Strongman or Bully: Will our fear be what leads to a fate that almost everyone doesn’t want.




We’re all familiar with the schoolyard bully.  We either grew up knowing one, willingly or not, or we’ve seen their characters played out in films like Back to the Future I, II & III, Carrie, Bad Reputation, Accepted and hundreds more with bullying themes.  Many of them terrifying.

If, after watching Trump’s meltdown in the Oval office scolding the democratically-elected leader of Ukraine and his follow up State of Union name-shaming everyone he’s ever disliked in his political career, you find yourself convinced that he was the “political colossus of our time and our nation” as Trump’s Rapid Response videos cast him as, then stop and take a closer look.  

Trump has all the earmarks of the school yard bully-type and has been for most of his life.  It’s no coincidence either that all authoritarian leaders are bullies and Trump has a special relationship with one of the worst in Vladimir Putin.
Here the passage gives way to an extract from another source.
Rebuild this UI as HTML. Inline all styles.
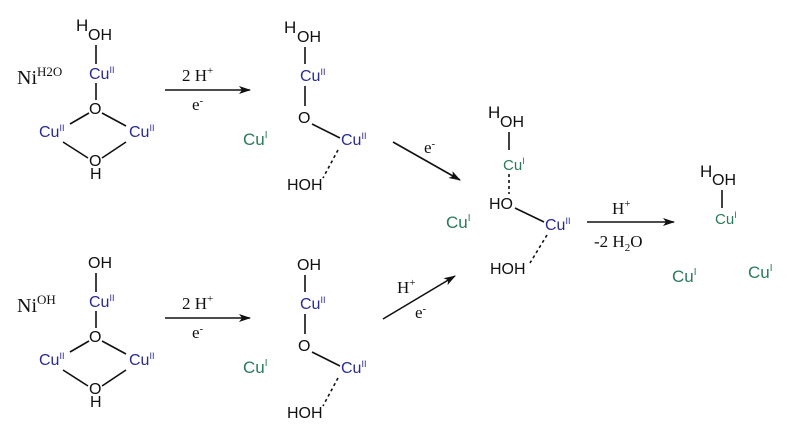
<!DOCTYPE html>
<html><head><meta charset="utf-8"><style>
html,body{margin:0;padding:0;background:#fff;}
svg{display:block;}
.a{font-family:"Liberation Sans",sans-serif;font-size:16px;fill:#111;}
.b{font-family:"Liberation Sans",sans-serif;font-size:16px;fill:#2a2a95;}
.g{font-family:"Liberation Sans",sans-serif;font-size:17px;fill:#2a7a5a;}
.gs{font-family:"Liberation Sans",sans-serif;font-size:15px;fill:#2a7a5a;}
.s{font-family:"Liberation Serif",serif;font-size:17px;fill:#111;}
.sup{font-size:9px;}
line{stroke:#111;stroke-width:1.6;}
.d{stroke-dasharray:3,3;}
</style></head><body>
<svg width="799" height="439" viewBox="0 0 799 439">
<defs><marker id="ar" markerWidth="12" markerHeight="8" refX="11" refY="4" orient="auto" markerUnits="userSpaceOnUse"><path d="M0,0 L12,4 L0,8 L3,4z" fill="#111"/></marker></defs>

<g>
<text class="a" x="17" y="84" style="font-family:'Liberation Serif',serif;font-size:20px">Ni<tspan dy="-8" style="font-size:13px">H2O</tspan></text>
<text class="a" x="76" y="31" style="font-size:17px">H</text>
<text class="a" x="88" y="40">OH</text>
<line x1="96" y1="45" x2="96" y2="64"/>
<text class="b" x="89" y="79">Cu<tspan class="sup" dy="-6">II</tspan></text>
<line x1="96" y1="83" x2="96" y2="100"/>
<text class="a" x="89" y="114">O</text>
<line x1="89" y1="113" x2="70" y2="124"/>
<line x1="102" y1="113" x2="126" y2="126"/>
<text class="b" x="39" y="137">Cu<tspan class="sup" dy="-6">II</tspan></text>
<text class="b" x="129" y="137">Cu<tspan class="sup" dy="-6">II</tspan></text>
<line x1="63" y1="142" x2="88" y2="158"/>
<line x1="126" y1="142" x2="102" y2="158"/>
<text class="a" x="89" y="166">O</text>
<text class="a" x="90" y="179">H</text>
</g>
<g transform="translate(0,228)">
<text class="a" x="17" y="84" style="font-family:'Liberation Serif',serif;font-size:20px">Ni<tspan dy="-8" style="font-size:13px">OH</tspan></text>
<text class="a" x="88" y="40">OH</text>
<line x1="96" y1="45" x2="96" y2="64"/>
<text class="b" x="89" y="79">Cu<tspan class="sup" dy="-6">II</tspan></text>
<line x1="96" y1="83" x2="96" y2="100"/>
<text class="a" x="89" y="114">O</text>
<line x1="89" y1="113" x2="70" y2="124"/>
<line x1="102" y1="113" x2="126" y2="126"/>
<text class="b" x="39" y="137">Cu<tspan class="sup" dy="-6">II</tspan></text>
<text class="b" x="129" y="137">Cu<tspan class="sup" dy="-6">II</tspan></text>
<line x1="63" y1="142" x2="88" y2="158"/>
<line x1="126" y1="142" x2="102" y2="158"/>
<text class="a" x="89" y="166">O</text>
<text class="a" x="90" y="179">H</text>
</g>

<line x1="165" y1="90" x2="250" y2="90" marker-end="url(#ar)"/>
<text class="s" x="182" y="81">2 H<tspan dy="-7" style="font-size:11px">+</tspan></text>
<text class="s" x="192" y="110">e<tspan dy="-6" style="font-size:11px">-</tspan></text>
<line x1="165" y1="318" x2="250" y2="318" marker-end="url(#ar)"/>
<text class="s" x="182" y="309">2 H<tspan dy="-7" style="font-size:11px">+</tspan></text>
<text class="s" x="192" y="338">e<tspan dy="-6" style="font-size:11px">-</tspan></text>

<g>
<text class="a" x="284" y="33" style="font-size:17px">H</text>
<text class="a" x="297" y="42">OH</text>
<line x1="305" y1="47" x2="305" y2="64"/>
<text class="b" x="300" y="81">Cu<tspan class="sup" dy="-6">II</tspan></text>
<line x1="305" y1="86" x2="305" y2="106"/>
<text class="a" x="298" y="123">O</text>
<line x1="312" y1="124" x2="340" y2="138"/>
<text class="b" x="341" y="145">Cu<tspan class="sup" dy="-6">II</tspan></text>
<line class="d" x1="338" y1="150" x2="323" y2="178"/>
<text class="a" x="287" y="190">HOH</text>
<text class="g" x="243" y="145">Cu<tspan dy="-7" style="font-size:10px">I</tspan></text>
</g>
<g transform="translate(0,228)">
<text class="a" x="297" y="42">OH</text>
<line x1="305" y1="47" x2="305" y2="64"/>
<text class="b" x="300" y="81">Cu<tspan class="sup" dy="-6">II</tspan></text>
<line x1="305" y1="86" x2="305" y2="106"/>
<text class="a" x="298" y="123">O</text>
<line x1="312" y1="124" x2="340" y2="138"/>
<text class="b" x="341" y="145">Cu<tspan class="sup" dy="-6">II</tspan></text>
<line class="d" x1="338" y1="150" x2="323" y2="178"/>
<text class="a" x="287" y="190">HOH</text>
<text class="g" x="243" y="145">Cu<tspan dy="-7" style="font-size:10px">I</tspan></text>
</g>

<line x1="393" y1="142" x2="460" y2="180" marker-end="url(#ar)"/>
<text class="s" x="424" y="153">e<tspan dy="-6" style="font-size:11px">-</tspan></text>
<line x1="383" y1="319" x2="455" y2="276" marker-end="url(#ar)"/>
<text class="s" x="397" y="293">H<tspan dy="-7" style="font-size:11px">+</tspan></text>
<text class="s" x="415" y="318">e<tspan dy="-6" style="font-size:11px">-</tspan></text>

<text class="a" x="488" y="118" style="font-size:17px">H</text>
<text class="a" x="500" y="127">OH</text>
<line x1="509" y1="132" x2="509" y2="150"/>
<text class="gs" x="503" y="170">Cu<tspan dy="-6" style="font-size:9px">I</tspan></text>
<line class="d" x1="509" y1="174" x2="509" y2="194"/>
<text class="a" x="489" y="209">HO</text>
<line x1="515" y1="208" x2="544" y2="222"/>
<text class="b" x="545" y="230">Cu<tspan class="sup" dy="-6">II</tspan></text>
<line class="d" x1="547" y1="235" x2="530" y2="263"/>
<text class="a" x="490" y="274">HOH</text>
<text class="g" x="446" y="228">Cu<tspan dy="-7" style="font-size:10px">I</tspan></text>

<line x1="587" y1="222" x2="674" y2="222" marker-end="url(#ar)"/>
<text class="s" x="612" y="214">H<tspan dy="-7" style="font-size:11px">+</tspan></text>
<text class="s" x="594" y="247">-2 H<tspan dy="4" style="font-size:11px">2</tspan><tspan dy="-4">O</tspan></text>

<text class="a" x="700" y="177" style="font-size:17px">H</text>
<text class="a" x="712" y="185">OH</text>
<line x1="722" y1="190" x2="722" y2="208"/>
<text class="gs" x="715" y="224">Cu<tspan dy="-6" style="font-size:9px">I</tspan></text>
<text class="g" x="672" y="282">Cu<tspan dy="-7" style="font-size:10px">I</tspan></text>
<text class="g" x="748" y="278">Cu<tspan dy="-7" style="font-size:10px">I</tspan></text>
</svg>
</body></html>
The State of the Union Speech was very short on fact or serious policy initiatives and more of a cavalcade of Trump’s wildest codswallop ideas of which Joe Biden more mercifully referred to them as, “malarkey".  

What leads me to view Trump is farthest thing from a serious leader that has the best interest of the voters at heart?  If one cannot seriously see the forest for the trees, let’s just cite one recent example to give legs to this claim.  Great leaders (which trump wants so desperately for us to see him as) are level headed and don’t allow critics to rattle them in public.  They don’t engage in petty slurs that are meant to demean and dehumanize people.  They unite people under common causes as opposed to divisive tactics meant to find commonality with only those who  also may suffer from low self-esteem.  

Trump is the antitheses of great leadership.  He constantly demonstrates publicly four of the five most common personality traits of bullies, as noted by the staff expertise  at Neurolaunach, the website that provides “high-quality information about all things related to psychology, human brain function, and behavior.”  The one that isn’t so obvious but records show likely exist, is his low self-esteem.  A condition rendered out of his father’s assessment of “losers”, that drove Donald to act out in every way to show he was no loser.

In her Book, “Too Much and Never Enough: How My Family Created the World’s Most Dangerous Man,”  Mary Trump, Donald’s niece, who grew up around the man that essentially ignored his youngest son most of his early life.  “When he [did] receive his father’s attention, his father constantly yelled at, criticized or punished him.”

Dictators thrive when there is chaos, which often they deliberately effect and claim “Only I can fix it”.  To claim that the Biden Economic policies were “an economic nightmare” at his SOTU speech, was not only ludicrous but an excellent example of how dictators lie to create doubt among those earnestly looking for a father figure/strongman to ease their own fears that they have cultivated over the years.

The threat of fear and chaos are tools of fascists authoritarians that lead poorly informed people to make choices, that when fulfilled, are hard to come back from.  If we could go back in time to 1945 and ask those people in Germany and Italy if their choices for leadership were a tragic mistake, odds are that most of them would  shamefully concede   

Voters remorse can be partially resolved by ensuring that when we go to the ballot box, future candidates for public office will not be fans of Trump’s Big Lie, which helped display him as a victim, a card he plays frequently.  There was time when Uncle Sam fit the image of a strong leader who would protect us, for better or worse.  It is the “worse” aspect of this image that now confronts us.

Courage is resistance to fear, mastery of fear, not absence of fear.”